Deepak Dwivedi
Prime Minister Narendra Modi told a 30,000-strong Indian community gathering at Melbourne’s Marvel Stadium that India is building a new manufacturing ecosystem “from chips to ships”, declaring that 12 years of the Make in India mission have turned the initiative into a global brand.
Addressing the diaspora on July 9, on the Australian leg of a six-day, three-nation tour of Indonesia, Australia and New Zealand, with Australian Prime Minister Anthony Albanese in attendance, PM Modi said Indian-made mobile phones, automobiles and defence equipment now command international recognition, and that the country’s defence sector today represents both capability and credibility on the global stage.
New golden chapter
The Melbourne address carried forward a message the Prime Minister has taken across the Indo-Pacific. In Jakarta, where the tour began, he told Indonesia’s Parliament that the India-Indonesia partnership was entering a “new golden chapter” as the two countries signed 20 agreements – among them cooperation on the BrahMos missile system, a marquee Make in India defence export, and Indian investment in manufacturing steel, nickel and rare-earth permanent magnets in Indonesia to strengthen critical mineral supply chains.

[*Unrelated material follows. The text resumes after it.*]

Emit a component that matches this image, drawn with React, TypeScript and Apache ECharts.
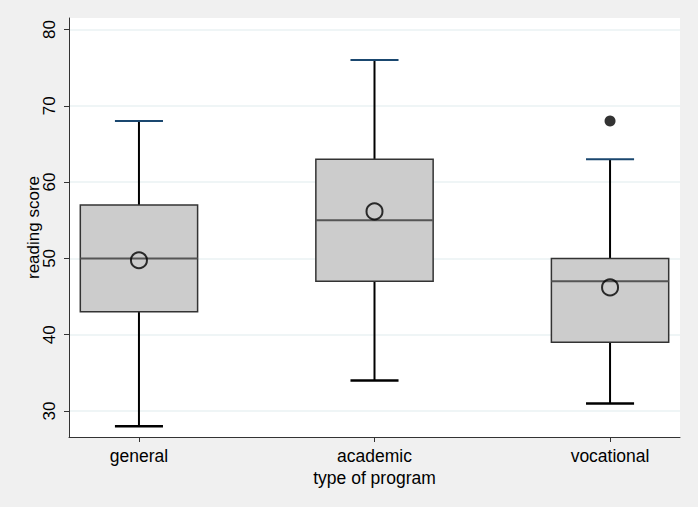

The manufacturing pitch drew a striking endorsement from Indonesian President Prabowo Subianto, who told PM Modi he had “copied many of your programmes” because what works for India’s hundreds of millions can work for Indonesia too – adding, with a smile that he was glad there was “no copyright” on India’s schemes.

The Prime Minister’s confidence rests on a decade of measurable achievements. Since its launch in September 2014, Make in India has helped attract cumulative FDI inflows of $667.4 billion between 2014 and 2024 – a 119 per cent jump over the previous decade – while manufacturing FDI equity rose 69 per cent to $165.1 billion.
India’s Ease-of-Doing Business ranking climbed from 142nd in 2014 to 63rd, merchandise exports touched $437 billion in FY2023-24, and manufacturing employment grew from 57 million to 64.4 million between 2017-18 and 2022-23. The Production Linked Incentive schemes have drawn Rs 1.32 lakh crore of investment and generated Rs 10.9 lakh crore of output.
Since its launch in September 2014, Make in India has helped attract cumulative FDI inflows of $667.4 billion between 2014 and 2024, while manufacturing FDI equity rose 69 per cent to $165.1 billion
Public sector backbone
Nowhere is the transformation more striking than in defence. Production has more than tripled from Rs 46,429 crore in FY2014-15 to a record Rs 1,50,590 crore in FY2024-25, while defence exports have surged from a few hundred crore to Rs 23,622 crore, reaching close to 100 countries.
Public sector undertakings have been the backbone of this surge. India today builds its own aircraft carriers, submarines, fighter jets, missiles and semi-high-speed trains – from Cochin Shipyard’s INS Vikrant, the nation’s first indigenously built aircraft carrier, to HAL’s Tejas fighters, Mazagon Dock’s submarines and the Vande Bharat trains rolling out of Indian factories.

The electronics story is equally compelling. India has turned from a net importer of mobile phones into a net exporter, with smartphone manufacturing among the sunrise sectors, the Prime Minister highlighted in Melbourne alongside semiconductors and communication technology.
Innovation engine
PM Modi also linked the manufacturing surge to India’s innovation engine, noting that the country has grown from a few hundred startups to more than two lakh – the world’s third-largest startup ecosystem – with hundreds working in advanced sectors such as defence and space.
With Make in India now in its 2.0 phase spanning 27 sectors and feeding into the Atmanirbhar Bharat and Viksit Bharat 2047 visions, the week’s addresses – from Jakarta’s Parliament to Melbourne’s Marvel Stadium – signalled that India’s manufacturing story is no longer just a domestic policy programme but a calling card abroad, one that, as the Prime Minister told the diaspora, is creating new opportunities for India’s global partners.